Rule 102(1)(b)(i) KSC RPE requires the disclosure of witness statements but not their identity, which is unparalleled at the ICC (Rule 76(1) ICC RPE) or ICTY (Rule 69(C) ICTY RPE). The disclosure of the identity of the witness does not seem to be the norm, even though Rule 105 provides for the exception of ‘Non-Disclosure of Identity’. Since the Judges seem to be very conscious of expedited trials (see, e.g., Rule 72 ‘Expedited Proceedings’), they have missed the opportunity to be the first to codify the case law on rolling disclosure, i.e. disclosure of statements and witness-identifying data on a rolling basis (ICC, Katanga, para. 34; ICTR, Bagosora et al., para. 24 and passim). The defence has the right to access material and inspect objects in the ‘custody or control’ of the Prosecutor, which are helpful for their case. This right can only be triggered by a ‘request’ (Rule 102(2) KSC RPE), which means that the defence must identify that material and cannot generally ask for helpful evidence. This may be modelled after Rule 66(B) ICTY RPE, but ignores the fact that already during the negotiations of the ICC RPE a strong view emerged that it was inappropriate to require such a request (consequently, Rule 77 ICC RPE dispenses with it altogether).

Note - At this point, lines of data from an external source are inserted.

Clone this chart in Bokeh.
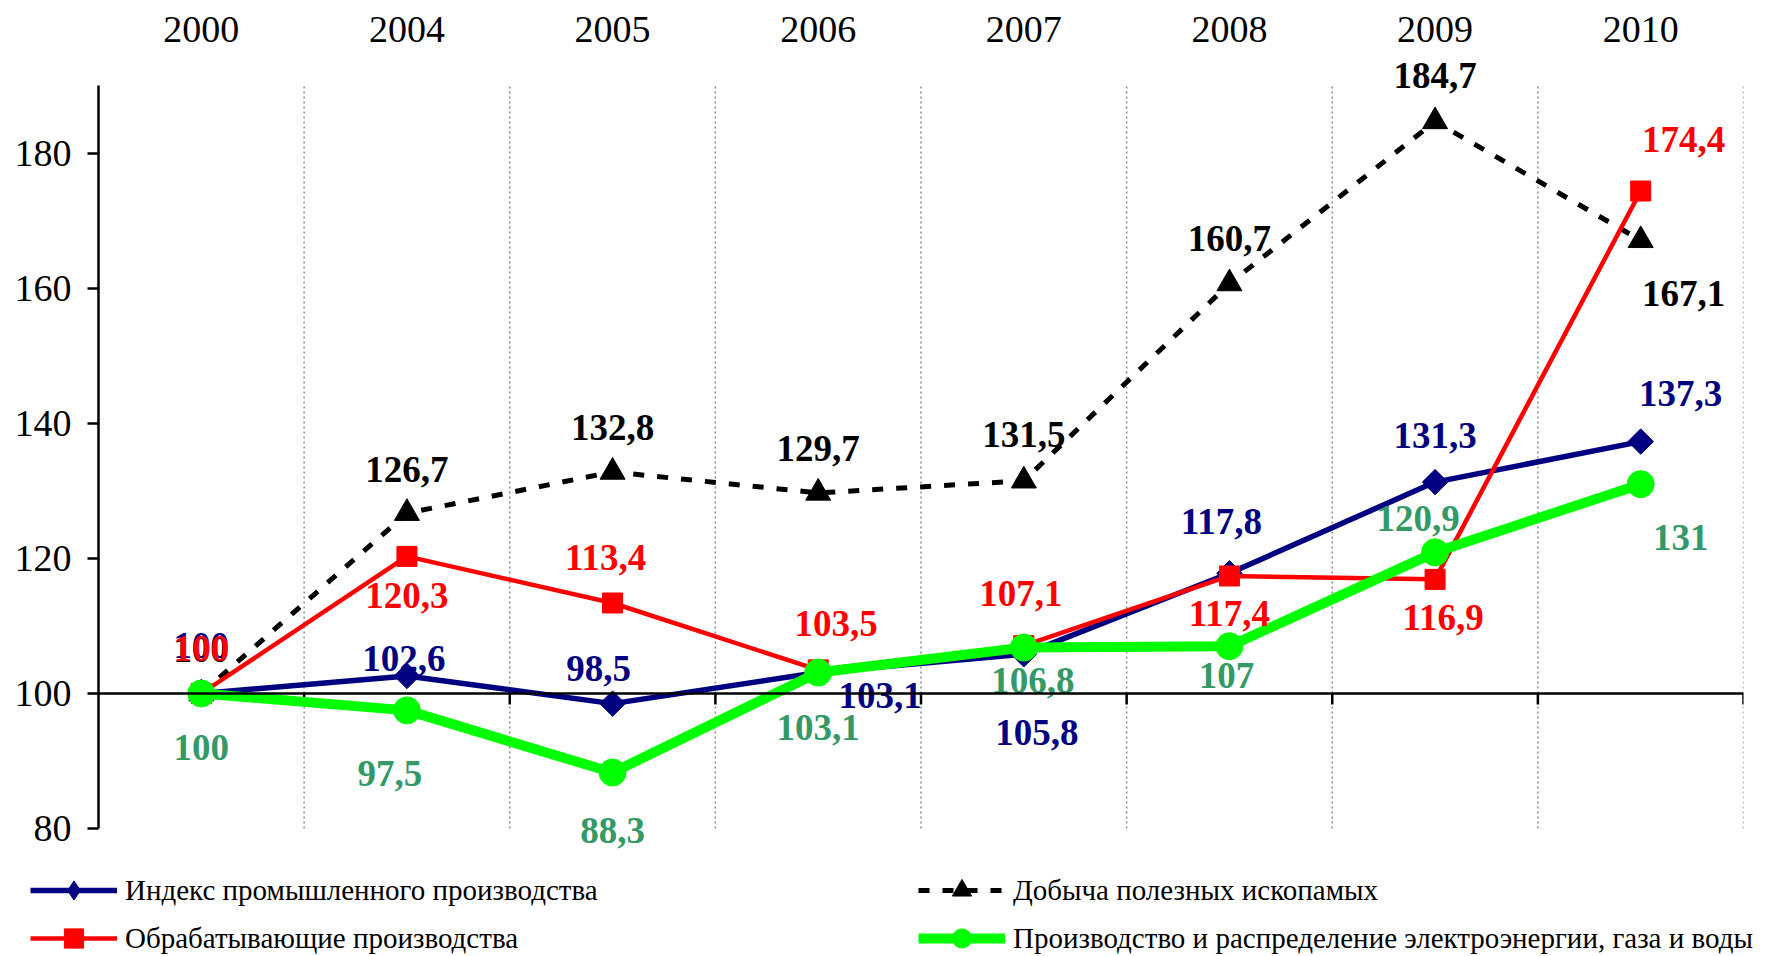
from bokeh.plotting import figure
from bokeh.models import FixedTicker, Span, Legend, LegendItem, Range1d, ColumnDataSource
from bokeh.core.properties import value
from bokeh.embed import file_html
from bokeh.resources import INLINE

# ---------------- data ----------------
years = ["2000", "2004", "2005", "2006", "2007", "2008", "2009", "2010"]
industrial_index = [100, 102.6, 98.5, 103.1, 105.8, 117.8, 131.3, 137.3]
mining = [100, 126.7, 132.8, 129.7, 131.5, 160.7, 184.7, 167.1]
manufacturing = [100, 120.3, 113.4, 103.5, 107.1, 117.4, 116.9, 174.4]
utilities = [100, 97.5, 88.3, 103.1, 106.8, 107, 120.9, 131]
y_ticks = [80, 100, 120, 140, 160, 180]
axis_min, axis_max, base = 80, 190, 100

name_index = "Индекс промышленного производства"
name_mining = "Добыча полезных ископамых"
name_manuf = "Обрабатывающие производства"
name_util = "Производство и распределение электроэнергии, газа и воды"

# ---------------- label placement (screen px, + = down) ----------------
off_index = [(0, -48), (-3, -17), (-14, -35), (62, 23), (13, 78), (-8, -52), (0, -47), (40, -48)]
off_mining = [(0, -44), (0, -44), (0, -44), (0, -44), (0, -46), (0, -45), (0, -46), (43, 53)]
off_manuf = [(0, -45), (0, 39), (-7, -45), (18, -46), (-3, -52), (0, 38), (8, 38), (43, -52)]
off_util = [(0, 54), (-17, 63), (0, 58), (0, 55), (9, 33), (-3, 29), (-17, -34), (40, 53)]

# ---------------- styles ----------------
FONT = "Liberation Serif"
st_mining = dict(color="black", lw=5, dash="11 13", marker="triangle", size=25, angle=0)
st_index = dict(color="#000080", lw=5.5, dash="solid", marker="square", size=18, angle=0.7854)
st_manuf = dict(color="#ff0000", lw=4.5, dash="solid", marker="square", size=20, angle=0)
st_util = dict(color="#00ff00", lw=10, dash="solid", marker="circle", size=27, angle=0)

x = list(range(len(years)))

# ---------------- layout (page px) ----------------
W, H_MAIN, H_LEG = 1766, 860, 95
frame_left, frame_right, frame_top = 98, 1743, 56
y100_px, y180_px = 693, 152.7
ppu = (y100_px - y180_px) / (180 - base)
y_end = base + (y100_px - frame_top) / ppu
y_start = base - (H_MAIN - y100_px) / ppu

p = figure(width=W, height=H_MAIN,
           x_range=Range1d(-0.5, len(years) - 0.5), y_range=Range1d(y_start, y_end),
           output_backend="svg", toolbar_location=None, x_axis_location="above",
           min_border_left=frame_left, min_border_right=W - frame_right,
           min_border_top=frame_top, min_border_bottom=0)
p.outline_line_color = None
p.background_fill_color = "white"
p.border_fill_color = "white"

# top category axis
p.xaxis.ticker = FixedTicker(ticks=x)
p.xaxis.major_label_overrides = {i: y for i, y in enumerate(years)}
p.xaxis.axis_line_color = None
p.xaxis.major_tick_line_color = None
p.xaxis.minor_tick_line_color = None
p.xaxis.major_label_text_font = FONT
p.xaxis.major_label_text_font_size = "38px"
p.xaxis.major_label_text_color = "black"
p.xaxis.major_label_standoff = 9

# left value axis
p.yaxis.ticker = FixedTicker(ticks=y_ticks)
p.yaxis.bounds = (axis_min, axis_max)
p.yaxis.axis_line_width = 2.5
p.yaxis.axis_line_color = "black"
p.yaxis.major_tick_out = 11
p.yaxis.major_tick_in = 0
p.yaxis.major_tick_line_width = 2.5
p.yaxis.minor_tick_line_color = None
p.yaxis.major_label_text_font = FONT
p.yaxis.major_label_text_font_size = "38px"
p.yaxis.major_label_text_color = "black"
p.yaxis.major_label_standoff = 16

p.xgrid.grid_line_color = None
p.ygrid.grid_line_color = None

# dotted vertical separators between categories
bounds = [i + 0.5 for i in x]
p.segment(x0=bounds, y0=[axis_min] * len(bounds), x1=bounds, y1=[axis_max] * len(bounds),
          line_color="#8c8c8c", line_width=1.5, line_dash="2 3")

# horizontal axis line crossing at 100, with ticks at category boundaries
p.add_layout(Span(location=base, dimension="width", line_color="black", line_width=2.5))
tick_len = 11 / ppu
p.segment(x0=bounds, y0=[base] * len(bounds), x1=bounds, y1=[base - tick_len] * len(bounds),
          line_color="black", line_width=2.5)


def draw_series(fig, vals, st, marker=None):
    ln = fig.line(x, vals, line_color=st["color"], line_width=st["lw"], line_dash=st["dash"])
    sc = fig.scatter(x, vals, marker=marker or st["marker"], size=st["size"], angle=st["angle"],
                     color=st["color"])
    return [ln, sc]


# series (drawing order: mining, index, manufacturing, utilities)
draw_series(p, mining, st_mining)
draw_series(p, industrial_index, st_index)
draw_series(p, manufacturing, st_manuf)
draw_series(p, utilities, st_util)


def fmt(v):
    return f"{v:g}".replace(".", ",")


def add_labels(vals, offs, color):
    src = ColumnDataSource(dict(x=x, y=vals, t=[fmt(v) for v in vals],
                                dx=[o[0] for o in offs], dy=[o[1] for o in offs]))
    p.text(x="x", y="y", text="t", x_offset="dx", y_offset="dy", source=src,
           text_font=value(FONT), text_font_style="bold", text_font_size="37px",
           text_color=color, text_align="center", text_baseline="middle")


add_labels(mining, off_mining, "black")
add_labels(industrial_index, off_index, "#000080")
add_labels(manufacturing, off_manuf, "#ff0000")
add_labels(utilities, off_util, "#339966")

# ---------------- legend strip: separate root, full-width frame ----------------
pl = figure(width=W, height=H_LEG, x_range=Range1d(0, W), y_range=Range1d(0, 1),
            output_backend="svg", toolbar_location=None,
            x_axis_type=None, y_axis_type=None,
            min_border_left=0, min_border_right=0, min_border_top=0, min_border_bottom=0)
pl.outline_line_color = None
pl.xgrid.grid_line_color = None
pl.ygrid.grid_line_color = None
pl.background_fill_color = "white"
pl.border_fill_color = "white"

# same series in the legend strip, outside its visible y range: only used as legend glyphs
lg_index = draw_series(pl, industrial_index, st_index, marker="diamond")
lg_mining = draw_series(pl, mining, st_mining)
lg_manuf = draw_series(pl, manufacturing, st_manuf)
lg_util = draw_series(pl, utilities, st_util)

LEG_ROW = 48


def make_legend(items, loc):
    lg = Legend(items=items, location=loc, orientation="vertical",
                label_text_font=FONT, label_text_font_size="29px", label_text_color="black",
                glyph_width=87, glyph_height=LEG_ROW, label_height=LEG_ROW, label_standoff=8,
                spacing=0, padding=0, margin=0,
                border_line_color=None, background_fill_alpha=0)
    pl.add_layout(lg)


leg_y = H_LEG - 6 - 2 * LEG_ROW
make_legend([LegendItem(label=name_index, renderers=lg_index),
             LegendItem(label=name_manuf, renderers=lg_manuf)], (30, leg_y))
make_legend([LegendItem(label=name_mining, renderers=lg_mining),
             LegendItem(label=name_util, renderers=lg_util)], (918, leg_y))

open("out.html", "w").write(file_html([p, pl], INLINE))
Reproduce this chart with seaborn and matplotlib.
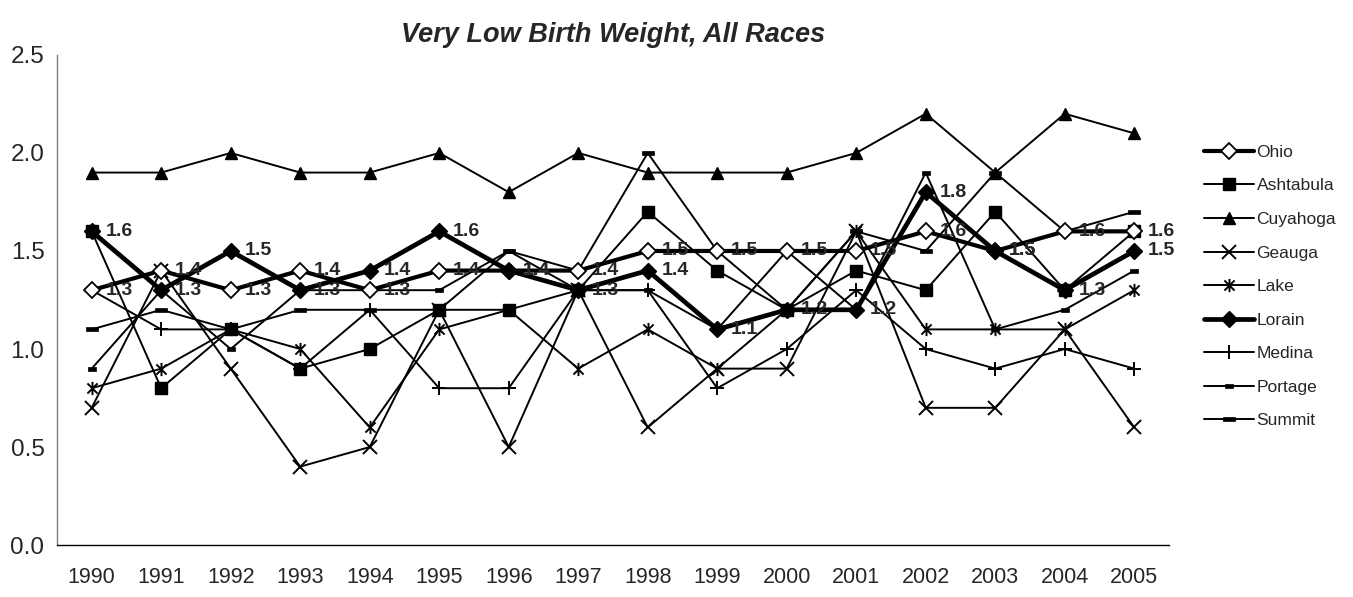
import numpy as np
import pandas as pd
import matplotlib
matplotlib.use("Agg")
import matplotlib.pyplot as plt
from matplotlib.path import Path
import seaborn as sns

years = ["1990", "1991", "1992", "1993", "1994", "1995", "1996", "1997",
         "1998", "1999", "2000", "2001", "2002", "2003", "2004", "2005"]

ohio      = [1.3, 1.4, 1.3, 1.4, 1.3, 1.4, 1.4, 1.4, 1.5, 1.5, 1.5, 1.5, 1.6, 1.5, 1.6, 1.6]
ashtabula = [1.6, 0.8, 1.1, 0.9, 1.0, 1.2, 1.2, 1.3, 1.7, 1.4, 1.2, 1.4, 1.3, 1.7, 1.3, 1.6]
cuyahoga  = [1.9, 1.9, 2.0, 1.9, 1.9, 2.0, 1.8, 2.0, 1.9, 1.9, 1.9, 2.0, 2.2, 1.9, 2.2, 2.1]
geauga    = [0.7, 1.4, 0.9, 0.4, 0.5, 1.2, 0.5, 1.3, 0.6, 0.9, 0.9, 1.6, 0.7, 0.7, 1.1, 0.6]
lake      = [0.8, 0.9, 1.1, 1.0, 0.6, 1.1, 1.2, 0.9, 1.1, 0.9, 1.2, 1.6, 1.1, 1.1, 1.1, 1.3]
lorain    = [1.6, 1.3, 1.5, 1.3, 1.4, 1.6, 1.4, 1.3, 1.4, 1.1, 1.2, 1.2, 1.8, 1.5, 1.3, 1.5]
medina    = [1.3, 1.1, 1.1, 0.9, 1.2, 0.8, 0.8, 1.3, 1.3, 0.8, 1.0, 1.3, 1.0, 0.9, 1.0, 0.9]
portage   = [0.9, 1.3, 1.0, 1.3, 1.3, 1.3, 1.5, 1.3, 1.3, 1.1, 1.5, 1.2, 1.9, 1.1, 1.2, 1.4]
summit    = [1.1, 1.2, 1.1, 1.2, 1.2, 1.2, 1.5, 1.4, 2.0, 1.5, 1.2, 1.6, 1.5, 1.9, 1.6, 1.7]

series_names = ["Ohio", "Ashtabula", "Cuyahoga", "Geauga", "Lake",
                "Lorain", "Medina", "Portage", "Summit"]
series_values = [ohio, ashtabula, cuyahoga, geauga, lake,
                 lorain, medina, portage, summit]
labeled = ["Ohio", "Lorain"]

title = "Very Low Birth Weight, All Races"

# custom markers
star = Path([(-1, -1), (1, 1), (-1, 1), (1, -1), (0, -1.3), (0, 1.3)],
            [Path.MOVETO, Path.LINETO, Path.MOVETO, Path.LINETO, Path.MOVETO, Path.LINETO])
dash = Path([(-1, -0.4), (1, -0.4), (1, 0.4), (-1, 0.4), (-1, -0.4)],
            [Path.MOVETO, Path.LINETO, Path.LINETO, Path.LINETO, Path.CLOSEPOLY])

styles = {
    "Ohio":      dict(marker="D", markersize=8, markerfacecolor="white", lw=3.0, zorder=6, mew=1.3),
    "Ashtabula": dict(marker="s", markersize=8.5, markerfacecolor="black", lw=1.4, zorder=3, mew=1),
    "Cuyahoga":  dict(marker="^", markersize=9, markerfacecolor="black", lw=1.4, zorder=3, mew=1),
    "Geauga":    dict(marker="x", markersize=9.5, markerfacecolor="black", lw=1.4, zorder=3, mew=1.4),
    "Lake":      dict(marker=star, markersize=9.5, markerfacecolor="black", lw=1.4, zorder=3, mew=1.4),
    "Lorain":    dict(marker="D", markersize=8.5, markerfacecolor="black", lw=3.4, zorder=7, mew=1),
    "Medina":    dict(marker="+", markersize=10.5, markerfacecolor="black", lw=1.4, zorder=3, mew=1.4),
    "Portage":   dict(marker=dash, markersize=5.5, markerfacecolor="black", lw=1.4, zorder=3, mew=0.5),
    "Summit":    dict(marker=dash, markersize=8.5, markerfacecolor="black", lw=1.4, zorder=3, mew=0.5),
}

rows = []
for name, vals in zip(series_names, series_values):
    for i, (yr, v) in enumerate(zip(years, vals)):
        rows.append({"series": name, "pos": i, "year": yr, "value": v})
df = pd.DataFrame(rows)

sns.set_style("white")
plt.rcParams["font.family"] = ["Liberation Sans", "DejaVu Sans"]

fig = plt.figure(figsize=(13.53, 5.97), dpi=100)
ax = fig.add_axes([0.0421, 0.087, 0.8219, 0.821])

for name in series_names:
    st = styles[name]
    sub = df[df["series"] == name]
    sns.lineplot(data=sub, x="pos", y="value", ax=ax, color="black",
                 linewidth=st["lw"], marker=st["marker"], markersize=st["markersize"],
                 markerfacecolor=st["markerfacecolor"], markeredgecolor="black",
                 markeredgewidth=st["mew"], zorder=st["zorder"], label=name,
                 errorbar=None, sort=False)

for name in labeled:
    sub = df[df["series"] == name]
    for _, r in sub.iterrows():
        ax.annotate(f"{r['value']:.1f}", (r["pos"], r["value"]),
                    xytext=(10, 0), textcoords="offset points",
                    ha="left", va="center", fontsize=14, fontweight="bold",
                    zorder=8)

ax.set_xlim(-0.5, len(years) - 0.5)
ax.set_ylim(0, 2.5)
ax.set_yticks(np.arange(0, 2.51, 0.5))
ax.set_yticklabels([f"{v:.1f}" for v in np.arange(0, 2.51, 0.5)], fontsize=17.5)
ax.set_xticks(range(len(years)))
ax.set_xticklabels(years, fontsize=15.5)
ax.set_xticks(np.arange(-0.5, len(years), 1), minor=True)
ax.tick_params(axis="x", which="major", length=0, pad=16)
ax.tick_params(axis="x", which="minor", length=6, width=1, color="black", direction="out")
ax.tick_params(axis="y", length=5, width=1, color="#808080", direction="out", pad=4)
ax.set_xlabel("")
ax.set_ylabel("")
for s in ["top", "right"]:
    ax.spines[s].set_visible(False)
ax.spines["left"].set_color("#808080")
ax.spines["left"].set_linewidth(1)
ax.spines["bottom"].set_color("black")
ax.spines["bottom"].set_linewidth(1)
ax.grid(False)

ax.set_title(title, fontsize=19.5, fontweight="bold", fontstyle="italic", pad=9)

handles, labels_ = ax.get_legend_handles_labels()
ax.legend(handles, labels_, loc="center left", bbox_to_anchor=(0.878, 0.52),
          bbox_transform=fig.transFigure, frameon=False, fontsize=12.5,
          handlelength=2.9, handletextpad=0.15, labelspacing=1.06, borderpad=0.4)

fig.savefig("out.png", dpi=100)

This, however, does not mean that the KSC disclosure rules – once put to the test – will fail to meet modern disclosure standards. Rule 103, for instance, extends the existing law on disclosure of exculpatory evidence considerably. First, the exculpatory material is to be disclosed ‘immediately’, not ‘as soon as practicable’, as the RPE of ICTs usually requires (see, e.g., Article 67(2) ICC-Statute; Rule 68 ICTY RPE). Since the ICC Pre-Trial Chamber II identified ‘immediately’ as one of the elements that concretise ‘as soon as practicable’ (‘shall disclose such evidence immediately after having identified any such evidence’, e.g. Ongwen, para. 18), the disclosure deadline of exculpatory material before the KSC is much stricter compared to other ICTs. Second, the Judges dropped any formulation that turned the classification of the material as incriminating or exculpatory into a discretionary Prosecution decision (as Article 67(2) ICC-Statute does: ‘which [the Prosecutor] believes shows or tends to show’).
Furthermore, by incorporating interpretation Rule 4 with an indirect reference to the ECHR and case law of other ICTs, the KSC Judges made sure that the disclosure law will eventually comply with the very strict standards of the ECHR. There is good reason to believe that the Judges are experienced enough to anticipate that most of the rules will be guarded by a modern institutional and normative system. The RPE, taken together with the modern Constitution of Kosovo, does indeed look promising as the latest addition to the book series of International Criminal Procedure.